Budget backyard archery for beginners
Even the most skilled archers have accidentally fired an arrow, sending it where it was never intended to go. We don’t recommend practicing archery in a suburban backyard because of the close proximity and risk of harm to other people, animals and property, and certainly not with compound bows.
However, if you have the space for it on a larger property out of town, setting up a small archery range for your kids to shoot recurve or low-poundage beginner compound bows doesn’t have to be an expensive exercise.
Archery safety is important, but not difficult. However you shouldn't rush into backyard archery without taking some safety precautions. You need to set up your target sensibly in a safe zone that is clear of structures, public spaces and livestock. Informing your neighbours where you practice archery on your property is also a good idea.

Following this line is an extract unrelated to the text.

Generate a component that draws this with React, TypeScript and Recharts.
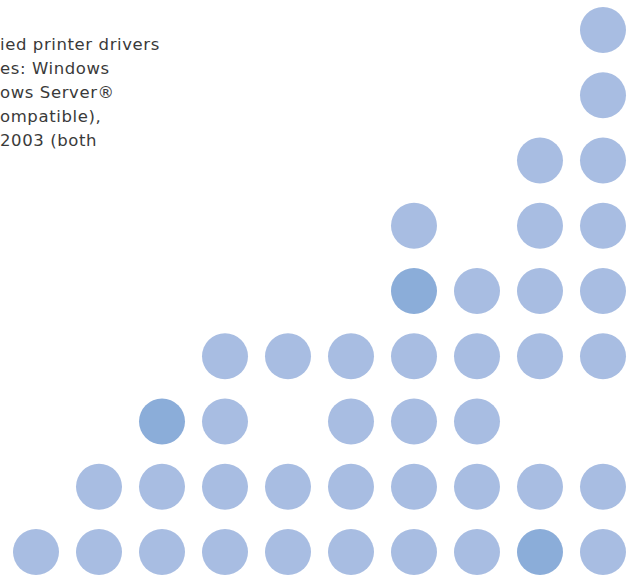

Every backyard archery range requires three things:
- A safe shooting lane
- A backstop
- A target
A safe shooting lane is an area clear of obstacles a few metres wide by at least 20 metres long, that you have scouted for safety beside, behind and beyond, for up to 400 metres in every direction from the shooting line. You need to be aware of the structures, public spaces, livestock, and other features that exist in that area, and take measures to prevent a misfired arrow reaching them. Remove objects and obstacles from which a rogue arrow might deflect skywards.
The number one rule is never to “sky-draw”. Always draw your bow facing forward and downwards, towards the target.
A backstop is a structure a short distance behind the target to prevent travel of an arrow beyond it, towards property, livestock and neighbours. The best budget options for backstops are the natural or man-made structures that already exist, such as a steep slope, pile of dirt, brick wall or retaining wall. Wooden fence panels are effective if reinforced with plywood, foam or carpet to absorb the impact and prevent penetration. Hay bales layered four high and at least two deep, with a backing of plywood, foam or carpet, make great backstops for low poundage bows.
A target for low poundage bows can consist of one of these budget ideas:
- Sheets of paper backed with cardboard with dots, rings, animal shapes or tic-tac-toe games drawn or painted on. Use roofing nails to tack them on to hay bales or bags of sugar cane mulch. When the hay bales or bags finally disintegrate you can spread the mulch on the vegie garden.
- Stuff cheap storage bags you buy in bargain shops full of old bubble wrap, plastic bags or packing foam. Some hardware stores are happy to give you as much of their stockpile of unwrapped packing plastic as you can carry!
- We sell a variety of target faces made of reinforced paper that are inexpensive and more durable than ordinary cardboard, and are more cost effective when you buy five or more. We also sell target pins to easily fasten the target faces to your target.
Backyard archery for beginners is a great activity for the whole family to prepare for and partake in, and doesn’t have to be expensive. So get outdoors and have some fun!